Simultaneous high-resolution T2-weighted imaging and quantitative T2 mapping at low magnetic field strengths using a multiple TE and multi-orientation acquisition approach
Sean C. L. Deoni, Jonathan O’Muircheartaigh, Emil Ljungberg, Mathew Huentelman, Steven C. R. Williams
Abstract
Purpose
Low magnetic field systems provide an important opportunity to expand MRI to new and diverse clinical and research study populations. However, a fundamental limitation of low field strength systems is the reduced SNR compared to 1.5 or 3T, necessitating compromises in spatial resolution and imaging time. Most often, images are acquired with anisotropic voxels with low through-plane resolution, which provide acceptable image quality with reasonable scan times, but can impair visualization of subtle pathology.
Methods
Here, we describe a super-resolution approach to reconstruct high-resolution isotropic T2-weighted images from a series of low-resolution anisotropic images acquired in orthogonal orientations.

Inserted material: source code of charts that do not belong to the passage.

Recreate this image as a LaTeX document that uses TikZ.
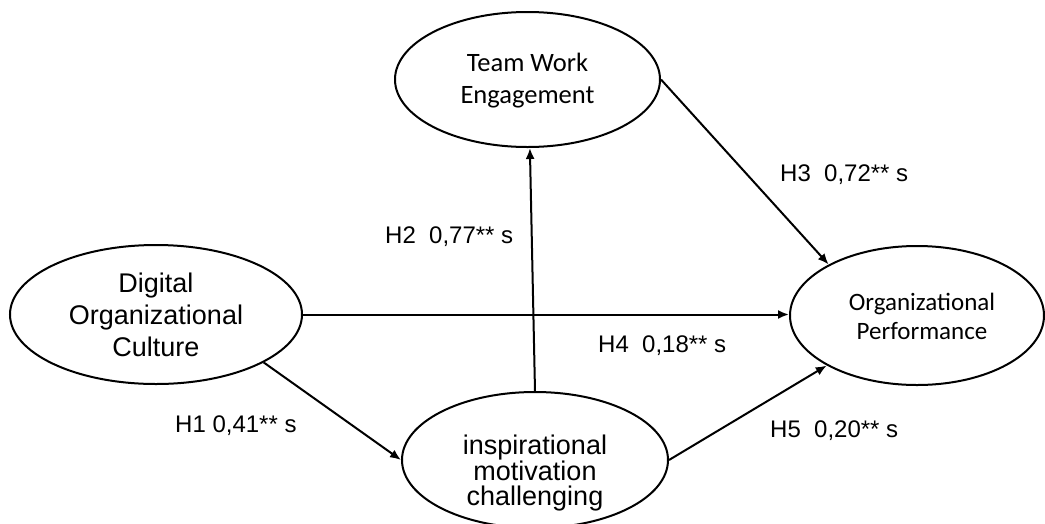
\documentclass[tikz,border=0pt]{standalone}
\usepackage{fontspec}
\setmainfont{Liberation Sans}
\newfontfamily\calibrifont{Carlito}
\usetikzlibrary{arrows.meta,shapes.geometric}
\begin{document}
\begin{tikzpicture}[x=1pt,y=-1pt,
  oval/.style={ellipse,draw,line width=2pt,inner sep=0pt},
  txt/.style={align=center,inner sep=0pt},
  lbl/.style={anchor=base west,inner sep=0pt,font=\fontsize{24}{28}\selectfont},
  conn/.style={line width=2pt,-{Latex[length=11pt,width=9pt]}}]
\useasboundingbox (0,0) rectangle (1045,523);
% ellipses
\node[oval,minimum width=265pt,minimum height=135pt] (TW) at (527.5,79.5) {};
\node[oval,minimum width=292pt,minimum height=139pt] (DOC) at (156,314.5) {};
\node[oval,minimum width=254pt,minimum height=139pt] (OP) at (917,315.5) {};
\node[oval,minimum width=266pt,minimum height=136pt] (IM) at (535,460) {};
% texts
\node[txt,font=\calibrifont\fontsize{26.5}{32}\selectfont] (TWt) at (527.5,81) {Team Work\\Engagement};
\node[txt,font=\fontsize{27}{32}\selectfont] (DOCt) at (156,315) {Digital\\Organizational\\Culture};
\node[txt,font=\fontsize{27}{25}\selectfont] (IMt) at (535,473) {inspirational\\motivation\\challenging};
\node[txt,font=\calibrifont\fontsize{25}{29}\selectfont] (OPt) at (922,316.8) {Organizational\\Performance};
% connectors
\draw[conn] (DOC.east) -- (DOC.east -| OP.west);
\draw[conn] (DOC.-24.6) -- (IM.west);
\draw[conn] (IM.north) -- (TW.-88);
\draw[conn] (TW.east) -- (OP.150.7);
\draw[conn] (IM.east) -- (OP.-151);
% labels
\node[lbl] (H1) at (175,432) {H1 0,41** s};
\node[lbl] (H2) at (385,243) {H2\ \ 0,77** s};
\node[lbl] (H3) at (780,181) {H3\ \ 0,72** s};
\node[lbl] (H4) at (598,352) {H4\ \ 0,18** s};
\node[lbl] (H5) at (770,437) {H5\ \ 0,20** s};
\end{tikzpicture}
\end{document}
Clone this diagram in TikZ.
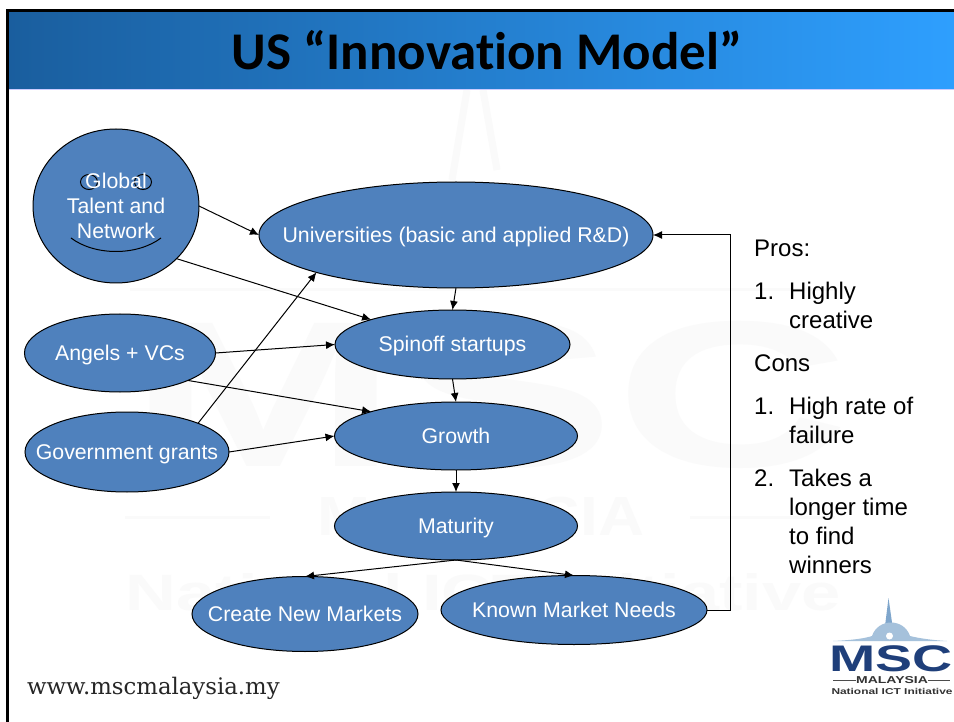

Furthermore, acquiring each image with an incremented TE allows calculations of quantitative T2 images without time penalty.
Results
Our approach is demonstrated via phantom and in vivo human brain imaging, with simultaneous 1.5 × 1.5 × 1.5 mm3 T2-weighted and quantitative T2 maps acquired using a clinically feasible approach that combines three acquisition that require approximately 4-min each to collect. Calculated T2 values agree with reference multiple TE measures with intraclass correlation values of 0.96 and 0.85 in phantom and in vivo measures, respectively, in line with previously reported brain T2 values at 150 mT, 1.5T, and 3T.
Conclusion
Our multi-orientation and multi-TE approach is a time-efficient method for high-resolution T2-weighted images for anatomical visualization with simultaneous quantitative T2 imaging for increased sensitivity to tissue microstructure and chemical composition.